Shatakshee Dhongde, associate professor at Georgia Institute of Technology, found that 12.27 percent of senior citizens were deprived in two or more crucial areas, including multiple disabilities, low income, a lack of education, and severe housing burden.
Dhongde said the research illustrates a shortcoming in the official measure of poverty in the United States, which focuses solely on income. The federal government reported that 9.5 percent of older Americans were living in poverty in 2013. That is below the 12.3 percent rate found in Dhondge’s multidimensional poverty index.
Research Reveals Deprivation beyond Official Poverty Count
According to Dhongde’s research, nearly four in ten older U.S. residents reported being deprived in at least one of the four categories: multiple disabilities, low income, a lack of education, and severe housing burden.
Moreover, many of those living with multiple deprivations were not income poor. For instance, 3.6 percent of seniors experienced both multiple disabilities and severe housing burden, but would not appear in official poverty statistics because their income was above poverty line threshold.
Race plays a role, as well. Dhongde found that white senior citizens were less likely to be deprived, while Asian, African-American, and Hispanic seniors were more likely to be deprived. In fact, Dhongde found that 30 percent of Hispanic seniors were deprived in two or more dimensions.
Study Relies on Census Data
The study draws on the 2013 edition of the U.S. Census Bureau’s American Community Survey, which includes detailed data on economic, housing, educational, and healthcare circumstances of people living in the United States.
Dhongde, a faculty member in the School of Economics within the Ivan Allen College of Liberal Arts, is in the vanguard of economic researchers examining multidimensional deprivation in the United States. Thinking of deprivation in a multidimensional manner is a way of looking beyond income while measuring poverty.
“The main idea is that you change the lens and look at overlapping deprivations,” she said. “So I’m not separately looking at what percent of the elderly population was deprived in X and what percent was deprived in Y and so on. Instead, I choose one individual and then analyze how many deprivations he or she is facing simultaneously.”
By examining multiple areas that can affect a person’s quality of life, Dhongde says the multidimensional poverty index can provide better insight into the population’s broader economic condition. It can also give policymakers tools to gauge where best to focus limited resources.
Multidimensional Analysis Gains Traction
The research follows up on a groundbreaking 2017 paper, "Multi-Dimensional Deprivation in the U.S.", that Dhongde co-authored with Robert Havemen of the Institute of Research on Poverty at the University of Wisconsin-Madison. In that paper, Dhongde and Haveman showed that during the “Great Recession” which gripped the United States economy from 2008 to 2013, nearly 15 percent of working-age U.S. residents were deprived in at least two of the measures.
Most of those in the study who were multidimensionally deprived were low-income earners whose incomes exceeded the poverty line.
That paper was the first in the United States to take a comprehensive look at multidimensional poverty at a national level, but similar techniques are taking hold internationally.

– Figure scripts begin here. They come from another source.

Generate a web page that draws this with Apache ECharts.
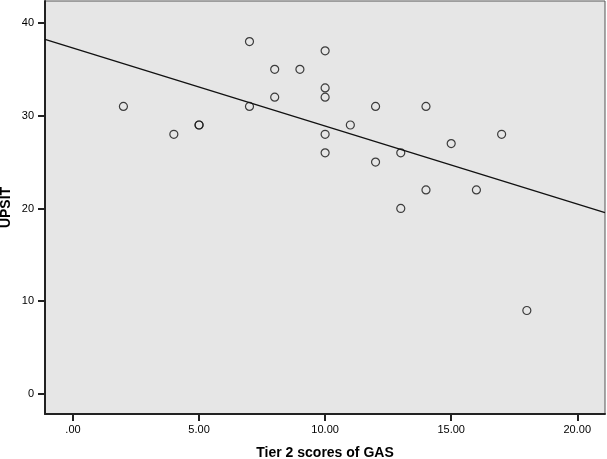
<!DOCTYPE html>
<html>
<head>
<meta charset="utf-8">
<script src="https://cdn.jsdelivr.net/npm/echarts@6/dist/echarts.min.js"></script>
<style>html,body{margin:0;padding:0;background:#fff;}#c{width:607px;height:459px;}</style>
</head>
<body>
<div id="c"></div>
<script>
const gasScores = [2, 4, 5, 5, 7, 7, 8, 8, 9, 10, 10, 10, 10, 10, 11, 12, 12, 13, 13, 14, 14, 15, 16, 17, 18];
const upsitScores = [31, 28, 29, 29, 38, 31, 35, 32, 35, 37, 33, 32, 28, 26, 29, 31, 25, 26, 20, 31, 22, 27, 22, 28, 9];
const xTicks = [0, 5, 10, 15, 20];
const yTicks = [0, 10, 20, 30, 40];
const xRange = [-1.11, 21.1];
const yRange = [-2.16, 42.37];

// least-squares fit line of UPSIT on GAS
const n = gasScores.length;
const mx = gasScores.reduce((a, b) => a + b, 0) / n;
const my = upsitScores.reduce((a, b) => a + b, 0) / n;
let sxy = 0, sxx = 0;
for (let i = 0; i < n; i++) { sxy += (gasScores[i] - mx) * (upsitScores[i] - my); sxx += (gasScores[i] - mx) ** 2; }
const slope = sxy / sxx, intercept = my - slope * mx;
const fitLine = xRange.map(x => [x, intercept + slope * x]);

const chart = echarts.init(document.getElementById('c'), null, {renderer: 'canvas'});
const font = '"Liberation Sans", Arial, sans-serif';
chart.setOption({
  animation: false,
  grid: {left: 45, right: 2, top: 1, bottom: 45, containLabel: false, outerBoundsMode: 'none',
    show: true, backgroundColor: '#e6e6e6', borderColor: '#555', borderWidth: 1},
  xAxis: {
    type: 'value', min: xRange[0], max: xRange[1],
    name: 'Tier 2 scores of GAS', nameLocation: 'middle', nameGap: 32, nameMoveOverlap: false,
    nameTextStyle: {fontFamily: font, fontSize: 14, fontWeight: 'bold', color: '#000'},
    axisLine: {show: true, onZero: false, lineStyle: {color: '#222', width: 2}},
    axisTick: {show: true, length: 7, lineStyle: {color: '#222', width: 2}, customValues: xTicks},
    axisLabel: {customValues: xTicks, margin: 10, fontFamily: font, fontSize: 11, color: '#000',
      formatter: v => v.toFixed(2).replace(/^0\./, '.')},
    splitLine: {show: false}
  },
  yAxis: {
    type: 'value', min: yRange[0], max: yRange[1],
    name: 'UPSIT', nameLocation: 'middle', nameGap: 32, nameRotate: 90, nameMoveOverlap: false,
    nameTextStyle: {fontFamily: font, fontSize: 14, fontWeight: 'bold', color: '#000'},
    axisLine: {show: true, onZero: false, lineStyle: {color: '#222', width: 2}},
    axisTick: {show: true, length: 7, lineStyle: {color: '#222', width: 2}, customValues: yTicks},
    axisLabel: {customValues: yTicks, margin: 11, fontFamily: font, fontSize: 11, color: '#000'},
    splitLine: {show: false}
  },
  series: [
    {type: 'line', data: fitLine, symbol: 'none', lineStyle: {color: '#111', width: 1.3}, silent: true, z: 2},
    {type: 'scatter', data: gasScores.map((x, i) => [x, upsitScores[i]]), symbol: 'circle', symbolSize: 8,
      itemStyle: {color: 'rgba(0,0,0,0)', borderColor: '#111', borderWidth: 1.2}, z: 3}
  ]
});
</script>
</body>
</html>
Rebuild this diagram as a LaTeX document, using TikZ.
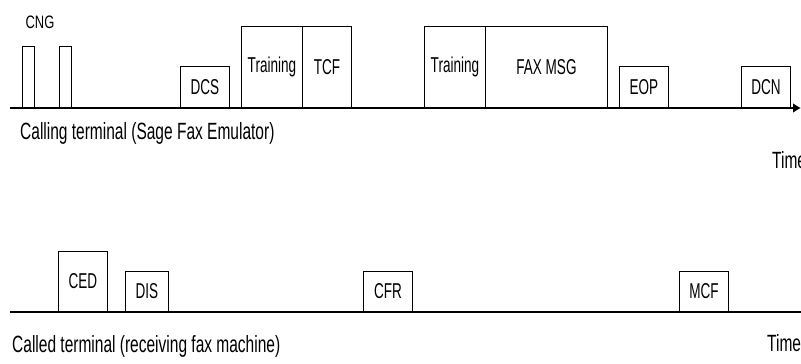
\documentclass[tikz,border=0pt]{standalone}
\usepackage{fontspec}
\setmainfont{Liberation Sans}
\newfontfamily\boxf[FakeStretch=0.63]{Liberation Sans}
\newfontfamily\sidef[FakeStretch=0.66]{Liberation Sans}
\newfontfamily\cngf[FakeStretch=0.72]{Liberation Sans}
\usetikzlibrary{arrows.meta}
\begin{document}
\begin{tikzpicture}[x=1pt,y=-1pt,
  sig/.style={draw=black, line width=0.9pt, fill=white, inner sep=0pt, anchor=south west,
    font=\boxf\fontsize{21.5}{21.5}\selectfont},
  axis/.style={line width=1.5pt, -{Latex[length=8pt,width=10pt]}},
  side/.style={anchor=west, inner sep=0pt, font=\sidef\fontsize{23.5}{23.5}\selectfont},
  timel/.style={anchor=west, inner sep=0pt, font=\sidef\fontsize{23.5}{23.5}\selectfont}]
\useasboundingbox (0,0) rectangle (801,364);
\clip (0,0) rectangle (801,364);
% top timeline
\coordinate (ts) at (10,108);
\coordinate (te) at (801,108);
\draw[axis] (ts) -- (te);
\node[sig, minimum width=12, minimum height=61] (cng1) at (22,108) {};
\node[sig, minimum width=12, minimum height=61] (cng2) at (59,108) {};
\node[inner sep=0pt, font=\cngf\fontsize{18}{18}\selectfont] (cng) at (40,22) {CNG};
\node[sig, minimum width=49, minimum height=41] (dcs) at (180,108) {DCS};
\node[sig, minimum width=61, minimum height=81] (tr1) at (241,108) {Training};
\node[sig, minimum width=49, minimum height=81] (tcf) at (302,108) {TCF};
\node[sig, minimum width=61, minimum height=81] (tr2) at (424,108) {Training};
\node[sig, minimum width=122, minimum height=81] (fax) at (485,108) {FAX MSG};
\node[sig, minimum width=49, minimum height=41] (eop) at (619,108) {EOP};
\node[sig, minimum width=49, minimum height=41] (dcn) at (741,108) {DCN};
\node[side] (calling) at (20,133) {Calling terminal (Sage Fax Emulator)};
\node[timel] (time1) at (772,160) {Time};
% bottom timeline
\coordinate (bs) at (10,312);
\coordinate (be) at (809,312);
\draw[axis] (bs) -- (be);
\node[sig, minimum width=49, minimum height=60] (ced) at (58,312) {CED};
\node[sig, minimum width=43, minimum height=40] (dis) at (125,312) {DIS};
\node[sig, minimum width=49, minimum height=40] (cfr) at (363,312) {CFR};
\node[sig, minimum width=49, minimum height=40] (mcf) at (679,312) {MCF};
\node[side] (called) at (12,346) {Called terminal (receiving fax machine)};
\node[timel] (time2) at (767,343) {Time};
\end{tikzpicture}
\end{document}
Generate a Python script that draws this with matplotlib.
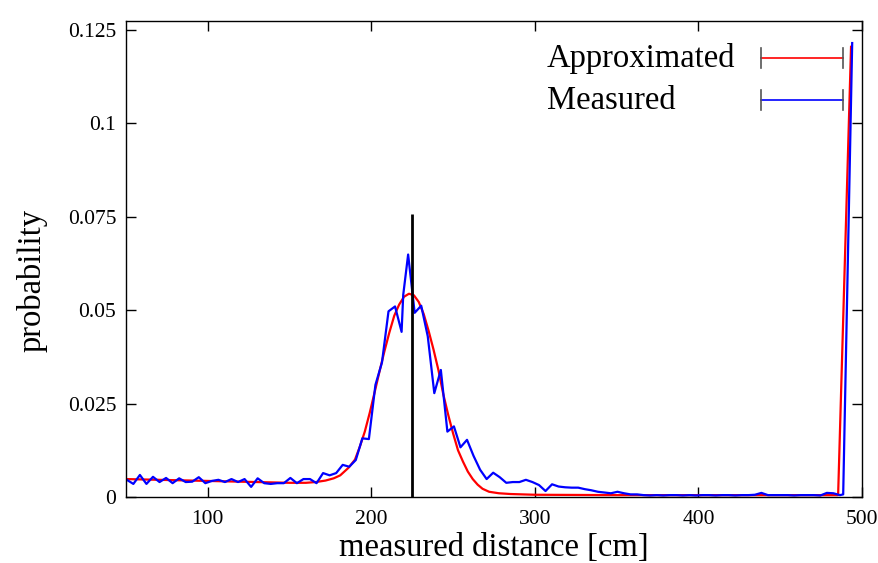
import numpy as np
import matplotlib.pyplot as plt
from matplotlib.lines import Line2D

plt.rcParams['font.family'] = ['Liberation Serif', 'DejaVu Serif']

# measured histogram (blue)
meas_x = [50.5, 54.5, 58.5, 62.5, 66.5, 70.5, 74.5, 78.5, 82.5, 86.5,
          90.5, 94.5, 98.5, 102.5, 106.5, 110.5, 114.5, 118.5, 122.5, 126.5,
          130.5, 134.5, 138.5, 142.5, 146.5, 150.5, 154.5, 158.5, 162.5, 166.5,
          170.5, 174.5, 178.5, 182.5, 186.5, 190.5, 194.5, 198.5, 202.5, 206.5,
          210.5, 214.5, 218.5, 219.5, 222.5, 226.5, 230.5, 234.5, 238.5, 242.5,
          246.5, 250.5, 254.5, 258.5, 262.5, 266.5, 270.5, 274.5, 278.5, 282.5,
          286.5, 290.5, 294.5, 298.5, 302.5, 306.5, 310.5, 314.5, 318.5, 322.5,
          326.5, 330.5, 334.5, 338.5, 342.5, 346.5, 350.5, 354.5, 358.5, 362.5,
          366.5, 370.5, 374.5, 378.5, 382.5, 386.5, 390.5, 394.5, 398.5, 402.5,
          406.5, 410.5, 414.5, 418.5, 422.5, 426.5, 430.5, 434.5, 438.5, 442.5,
          446.5, 450.5, 454.5, 458.5, 462.5, 466.5, 470.5, 474.5, 478.5, 482.5,
          486.5, 488.5, 494.0]
meas_y = [0.0046, 0.0035, 0.0059, 0.0035, 0.0054, 0.0040, 0.0051, 0.0037, 0.0050, 0.0040,
          0.0041, 0.0053, 0.0037, 0.0043, 0.0046, 0.0040, 0.0048, 0.0040, 0.0048, 0.0027,
          0.0050, 0.0037, 0.0035, 0.0037, 0.0037, 0.0051, 0.0037, 0.0048, 0.0048, 0.0037,
          0.0064, 0.0058, 0.0064, 0.0086, 0.0081, 0.0099, 0.0157, 0.0155, 0.0300, 0.0360,
          0.0497, 0.0510, 0.0442, 0.0541, 0.0649, 0.0493, 0.0512, 0.0430, 0.0278, 0.0340,
          0.0175, 0.0189, 0.0133, 0.0153, 0.0110, 0.0073, 0.0048, 0.0065, 0.0053, 0.0038,
          0.0040, 0.0040, 0.0046, 0.0040, 0.0032, 0.0016, 0.0034, 0.0028, 0.0026, 0.0025,
          0.0025, 0.0021, 0.0018, 0.0014, 0.0012, 0.0010, 0.0014, 0.0010, 0.0007, 0.0007,
          0.0005, 0.0004, 0.0005, 0.0004, 0.0005, 0.0005, 0.0004, 0.0005, 0.0004, 0.0005,
          0.0005, 0.0004, 0.0005, 0.0005, 0.0004, 0.0005, 0.0005, 0.0006, 0.0011, 0.0005,
          0.0005, 0.0005, 0.0005, 0.0004, 0.0005, 0.0005, 0.0005, 0.0004, 0.0011, 0.0010,
          0.0005, 0.0007, 0.1215]

# approximated model (red)
appr_x = [50, 70, 90, 110, 130, 150, 160, 166, 172, 177, 181, 186, 190, 193, 196,
          199, 202, 205, 208, 211, 214, 217, 220, 223, 226, 229, 232, 235, 238, 241,
          244, 247, 250, 253, 256, 259, 262, 265, 268, 272, 278, 285, 300, 350, 400,
          450, 485.4, 493.3]
appr_y = [0.0048, 0.0046, 0.0044, 0.0042, 0.0040, 0.0038, 0.0038, 0.0040, 0.0044, 0.0050,
          0.0058, 0.0078, 0.0100, 0.0135, 0.0175, 0.0225, 0.0280, 0.0336, 0.0390, 0.0440,
          0.0485, 0.0515, 0.0536, 0.0544, 0.0540, 0.0522, 0.0490, 0.0445, 0.0395, 0.0340,
          0.0275, 0.0220, 0.0170, 0.0125, 0.0095, 0.0068, 0.0048, 0.0033, 0.0022, 0.0014,
          0.0010, 0.0008, 0.0006, 0.0005, 0.0005, 0.0005, 0.0005, 0.1205]

mean_x = 225
mean_top = 0.0757

W, H = 879, 563
fig = plt.figure(figsize=(W / 100, H / 100), dpi=100)
ax = fig.add_axes([126 / W, 1 - 497 / H, 736 / W, 476 / H])

ax.plot(appr_x, appr_y, color='#ff0000', lw=1.6)
ax.plot(meas_x, meas_y, color='#0000ff', lw=1.6)
ax.vlines(mean_x, 0, mean_top, color='black', lw=2.0, zorder=5)

ax.set_xlim(50, 500)
ax.set_ylim(0, 0.1274)
ax.set_xticks([100, 200, 300, 400, 500])
ax.set_yticks([0, 0.025, 0.05, 0.075, 0.1, 0.125])
ax.set_yticklabels(['0', '0.025', '0.05', '0.075', '0.1', '0.125'])
ax.tick_params(direction='in', length=7, width=1, top=True, right=True,
               labelsize=15.5)
ax.tick_params(axis='x', pad=9)
ax.tick_params(axis='y', pad=7)
for s in ax.spines.values():
    s.set_linewidth(1.0)

fig.text(494 / W, 1 - 548 / H, 'measured distance [cm]', ha='center', va='center',
         fontsize=23.5)
fig.text(32 / W, 1 - 280 / H, 'probability', ha='center', va='center',
         rotation=90, fontsize=23.5)

# legend drawn by hand: text, line sample and gray end bars
legend = [('Approximated', '#ff0000', 58), ('Measured', '#0000ff', 100)]
for label, col, yp in legend:
    fig.text(547 / W, 1 - (yp + 1) / H, label, ha='left', va='center', fontsize=23.5)
    fig.add_artist(Line2D([761 / W, 843 / W], [1 - yp / H, 1 - yp / H],
                          color=col, lw=1.2))
    for xp in (761, 843):
        fig.add_artist(Line2D([xp / W, xp / W], [1 - (yp - 10) / H, 1 - (yp + 10) / H],
                              color='#555555', lw=1.2))

fig.savefig('out.png', dpi=100)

The United Nations has used a similar approach in measuring poverty since 2010. The European Union has also adopted a multidimensional approach. The United States government, however, still assessed poverty largely using income data alone.
Dhongde said that her latest research suggests avenues for policymakers to approach quality-of-life issues and health care costs among the nation’s growing elderly population.
For instance, her research shows that people with little education are more likely to have health issues. This suggests that policy makers could address literacy as a way to help people make better health choices — and hold down the spiraling cost of health care.
New Areas of Study to include Transportation
Dhongde is now working to extend the research model to other fields that could benefit from such analysis.
She is currently working with Laurie Garrow, a professor of transportation systems engineering in Georgia Tech’s School of Civil and Environmental Engineering. Garrow is interested in developing a transportation deprivation index to help guide transit decisions — particularly in rural areas.
“As transportation engineers, we have regulatory requirements to ensure we are designing public transportation systems in ways that are fair and equitable for all individuals,” Garrow said.” By better understanding how transit dependency characteristics, such as income, employment, disabilities, etc., are related and how these characteristics are spatially distributed, we can design public transit services to better meet individuals’ needs.”
Dhongde said such a tool might use data sets to produce a comprehensive evaluation of transportation factors such as access to private cars, availability of mass transit, and even how often public transportation is available, and how far people have to travel to get groceries or go to school.
Dhongde’s new research appears in the book, Measuring Multidimensional Poverty and Deprivation: Incidence and Determinants in Developed Countries.
About Shatakshee Dhongde
Shatakshee Dhongde is an associate professor in the School of Economics. Her research has focused on studying the impact of globalization on economic growth and income inequality and measurement of poverty and multidimensional deprivation. She was awarded the Nancy and Richard Ruggles Prize by the International Association for Research in Income and Wealth in 2012. The award is given for the best research paper by a young scholar under the age of 35 and her work has been published in leading economics journals.